The ACLU has opposed teh gay agenda too, like they opposed the hate crimes bill that passed the Senate for example.
Anyway, it's a representative democracy for a reason. The Supreme Court is the final interpreter of the constitution, not the electorate. You should channel your anger towards the authors of Iowa's Equal Protection Clause. If voters are being denied a vote on this issue, that means they basically have to vote on everything that happens in the legislature and the Supreme Court? Cause those are being forced down their throats as well. I really can't prove my point further.
When the people WANT a vote they should get it and we have a freaky system under the first amendment calld "petitions" where you can demand a people's vote. If you don't care that your legislature renamed a Post Office last week then you can ignore it. But if they do something you don't like you have a right to vote it down or vote it out. That's the point of the referendum system, if we NEED it, direct democracy can go into effect it can without destroying our representative system.

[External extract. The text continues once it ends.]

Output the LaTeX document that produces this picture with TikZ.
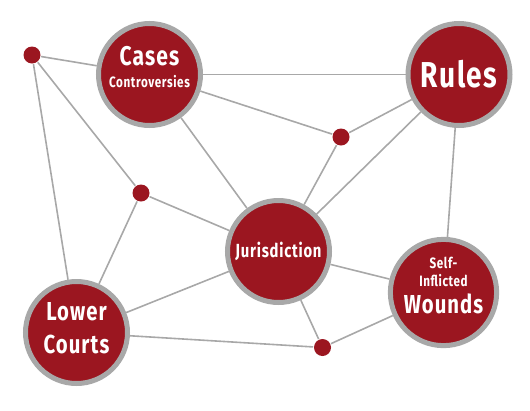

So no, you haven't made much of a point other than to try to use the "this isn't technically a democracy" argument to shut out the people's say on marriage. The equal protection clause doesn't have jack to do with gay marriage but the court has used it as an excuse to justify it, the people don't like that, and should be allowed to invoke their right to change the constitution and the system.
Could you kindly explain why no major candidate for Governor in Massachusetts of either party now opposes Gay Marriage four years after it became legal? The experience of states that implement it is that there is a backlash for the first 18 months, after which things inevitably and rapidly move in favor of it. California had the misfortune of voting 6 months afterward. Had the vote taken place in 2010(and the ruling been in 2009) its likely the outcome would have been different.